Toussaint Louverture, selon le chercheur Sudhir Hazareesingh, était « le premier superhéros noir de l’ère moderne ». Louverture est né esclave dans une plantation de canne à sucre à Saint-Domingue, une colonie française sur l’île d’Hispaniola, quelque part au début de l’année 1740. Il s’émancipe à l’âge adulte et, à environ 50 ans, mène la plus importante révolte d’esclaves de l’histoire, obligeant la France à abolir l’esclavage en 1794.

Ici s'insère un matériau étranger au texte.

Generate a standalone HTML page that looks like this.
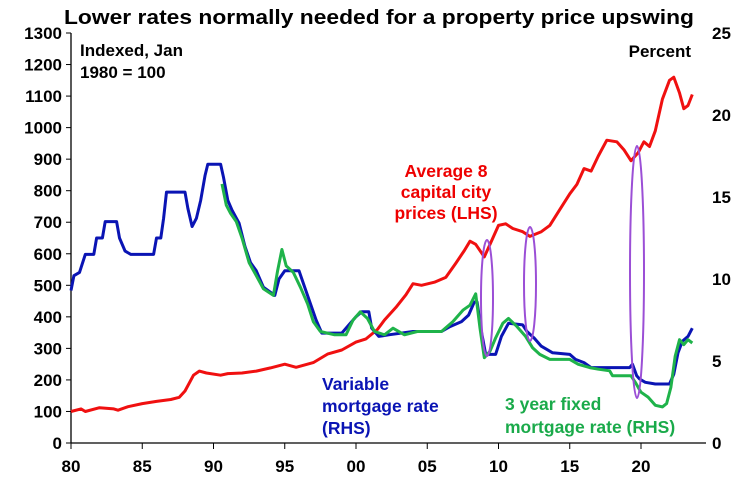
<!DOCTYPE html>
<html><head><meta charset="utf-8"><style>
body{margin:0;background:#fff;}
svg{display:block;font-family:"Liberation Sans",Arial,sans-serif;font-weight:bold;}
</style></head><body>
<svg id="s" width="749" height="488" viewBox="0 0 749 488">
<text x="64" y="24" font-size="20" textLength="630" lengthAdjust="spacingAndGlyphs" fill="#000">Lower rates normally needed for a property price upswing</text>
<g stroke="#000" stroke-width="1.3">
<line x1="71" y1="33" x2="71" y2="443"/>
<line x1="71" y1="443" x2="706" y2="443"/>
</g>
<g id="ticks" stroke="#000" stroke-width="1"></g>
<g id="labs" font-size="17" fill="#000"></g>
<text x="80" y="56" font-size="17">Indexed, Jan</text>
<text x="80" y="78" font-size="17">1980 = 100</text>
<text x="691" y="57" font-size="17" text-anchor="end">Percent</text>
<g id="lines" fill="none" stroke-width="3" stroke-linejoin="round"></g>
<g fill="none" stroke="#9b4fd6" stroke-width="2">
<ellipse cx="487" cy="298" rx="6" ry="58"/>
<ellipse cx="530" cy="284" rx="6" ry="57"/>
<ellipse cx="637" cy="272" rx="7" ry="126"/>
</g>
<g font-size="17.5" fill="#e00" text-anchor="middle">
<text x="446" y="177">Average 8</text>
<text x="446" y="198">capital city</text>
<text x="446" y="219">prices (LHS)</text>
</g>
<g font-size="17.5" fill="#0a14b4">
<text x="322" y="390">Variable</text>
<text x="322" y="412">mortgage rate</text>
<text x="322" y="434">(RHS)</text>
</g>
<g font-size="17.5" fill="#1aaa4a">
<text x="505" y="410">3 year fixed</text>
<text x="505" y="433">mortgage rate (RHS)</text>
</g>
</svg>
<script>
var X=function(y){return 71+(y-1980)*14.25;};
var L=function(v){return 443-v*410/1300;};
var R=function(v){return 443-v*16.4;};
var t=document.getElementById('ticks'),lb=document.getElementById('labs'),h='',g='';
for(var v=0;v<=1300;v+=100){var y=L(v);h+='<line x1="66" y1="'+y+'" x2="71" y2="'+y+'"/>';g+='<text x="62" y="'+(y+6)+'" text-anchor="end">'+v+'</text>';}
for(var r=0;r<=25;r+=5){g+='<text x="712" y="'+(R(r)+6)+'">'+r+'</text>';}
var yl=['80','85','90','95','00','05','10','15','20'];
for(var i=0;i<9;i++){var x=X(1980+5*i);h+='<line x1="'+x+'" y1="443" x2="'+x+'" y2="449"/>';g+='<text x="'+x+'" y="472" text-anchor="middle">'+yl[i]+'</text>';}
t.innerHTML=h;lb.innerHTML=g;
var red=[[1980,100],[1980.7,108],[1981,100],[1982,112],[1983,108],[1983.3,104],[1984,115],[1985,125],[1986,132],[1987,138],[1987.6,145],[1988,165],[1988.6,215],[1989,228],[1989.5,222],[1990.5,215],[1991,220],[1992,222],[1993,228],[1994,238],[1995,250],[1995.8,240],[1997,255],[1998,282],[1999,295],[2000,320],[2000.7,330],[2001.5,360],[2002,390],[2002.8,430],[2003.5,470],[2004,505],[2004.6,500],[2005.5,510],[2006.3,525],[2007,570],[2007.6,610],[2008,640],[2008.4,630],[2009,590],[2009.5,640],[2010,690],[2010.5,695],[2011,680],[2011.7,670],[2012.2,655],[2013,670],[2013.6,690],[2014.3,740],[2015,790],[2015.5,820],[2016,870],[2016.5,862],[2017,910],[2017.6,960],[2018.3,955],[2018.8,930],[2019.3,895],[2019.8,920],[2020.2,955],[2020.6,940],[2021,990],[2021.5,1090],[2022,1150],[2022.3,1160],[2022.7,1110],[2023,1060],[2023.3,1070],[2023.6,1105]];
var blue=[[1980,9.3],[1980.2,10.2],[1980.6,10.4],[1981,11.5],[1981.6,11.5],[1981.8,12.5],[1982.2,12.5],[1982.4,13.5],[1983.2,13.5],[1983.4,12.5],[1983.8,11.7],[1984.2,11.5],[1985.8,11.5],[1986,12.5],[1986.3,12.5],[1986.5,13.7],[1986.7,15.3],[1988,15.3],[1988.2,14.3],[1988.5,13.2],[1988.8,13.7],[1989.1,14.8],[1989.4,16.3],[1989.6,17],[1990.5,17],[1990.7,16.2],[1991,14.8],[1991.3,14.2],[1991.8,13.4],[1992.2,12],[1992.6,11],[1993,10.5],[1993.5,9.5],[1994.3,9],[1994.6,10],[1995,10.5],[1996,10.5],[1996.4,9.5],[1996.8,8.5],[1997.2,7.5],[1997.6,6.7],[1999,6.7],[1999.5,7.2],[2000,7.7],[2000.4,8],[2000.9,8],[2001.1,7],[2001.6,6.5],[2002.3,6.6],[2004,6.8],[2006,6.8],[2006.6,7.1],[2007.4,7.4],[2007.9,7.8],[2008.3,8.6],[2008.5,8.6],[2008.8,6.8],[2009.1,5.4],[2009.8,5.4],[2010.2,6.5],[2010.7,7.3],[2011.7,7.2],[2012,6.8],[2012.5,6.4],[2013,5.9],[2013.8,5.5],[2015,5.4],[2015.4,5.1],[2016,4.9],[2016.5,4.6],[2019.2,4.6],[2019.4,4.8],[2019.7,4.1],[2019.9,3.9],[2020.3,3.7],[2021,3.6],[2022,3.6],[2022.3,4.2],[2022.6,5.5],[2022.9,6.2],[2023.3,6.5],[2023.6,7]];
var green=[[1990.6,15.8],[1990.9,14.5],[1991.2,14],[1991.6,13.5],[1992,12.5],[1992.5,11],[1993,10.2],[1993.5,9.4],[1994.2,9],[1994.5,10.5],[1994.8,11.8],[1995.1,10.8],[1995.6,10.4],[1996.1,9.5],[1996.6,8.5],[1997,7.4],[1997.5,6.8],[1998.5,6.6],[1999.3,6.6],[1999.8,7.5],[2000.3,8],[2000.8,7.6],[2001.3,6.8],[2002,6.6],[2002.6,7],[2003.4,6.6],[2004.3,6.8],[2006,6.8],[2006.8,7.4],[2007.5,8.1],[2008,8.4],[2008.4,9.1],[2008.7,7],[2009,5.2],[2009.4,5.6],[2009.8,6.4],[2010.3,7.3],[2010.7,7.6],[2011.3,7.1],[2011.9,6.5],[2012.4,5.8],[2012.9,5.4],[2013.6,5.1],[2015,5.1],[2015.6,4.8],[2016.4,4.6],[2017,4.5],[2017.8,4.4],[2018,4.1],[2019.3,4.1],[2019.6,3.7],[2020,3.1],[2020.5,2.8],[2021,2.3],[2021.5,2.2],[2021.8,2.4],[2022.1,3.4],[2022.4,5.3],[2022.7,6.3],[2023,6],[2023.3,6.3],[2023.6,6.1]];
function pth(d,f,c){return '<polyline stroke="'+c+'" points="'+d.map(function(p){return X(p[0]).toFixed(1)+','+f(p[1]).toFixed(1);}).join(' ')+'"/>';}
document.getElementById('lines').innerHTML=pth(red,L,'#f01010')+pth(blue,R,'#0a14b4')+pth(green,R,'#1fb34a');
</script>
</body></html>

Ensuite, il réunit les populations noires et métisses de l’île sous son commandement militaire ; il déjoue trois commissaires français successifs ; il vainc les Britanniques, maîtrise les Espagnols. En 1801 — bien qu’ayant été blessé dix-sept fois au combat et ayant perdu la plupart de ses dents de devant dans une explosion de boulets de canon — il a rédigé une nouvelle Constitution abolitionniste pour Saint-Domingue, affirmant que « ici, tous les hommes naissent, vivent et meurent libres et Français. » Napoléon Bonaparte envoya alors 20 000 hommes pour le renverser, rétablissant l’esclavage dans les colonies françaises, en 1802.

Louverture chargea Jean-Jacques Dessalines de mettre le feu à la capitale, « pour que ceux qui viennent nous réasservir aient toujours sous les yeux l’image de l’enfer qu’ils méritent. » Finalement fait prisonnier, Louverture fut déporté en France et mourut en quelques mois dans une prison des montagnes du Jura.

En 1803, l’armée de Bonaparte est vaincue, perdant plus de soldats (son beau-frère parmi eux) à Saint-Domingue qu’il ne le ferait, douze ans plus tard, à Waterloo. L’année suivante, les révolutionnaires ont établi une nouvelle nation indépendante et libre : Haïti, première république noire du monde.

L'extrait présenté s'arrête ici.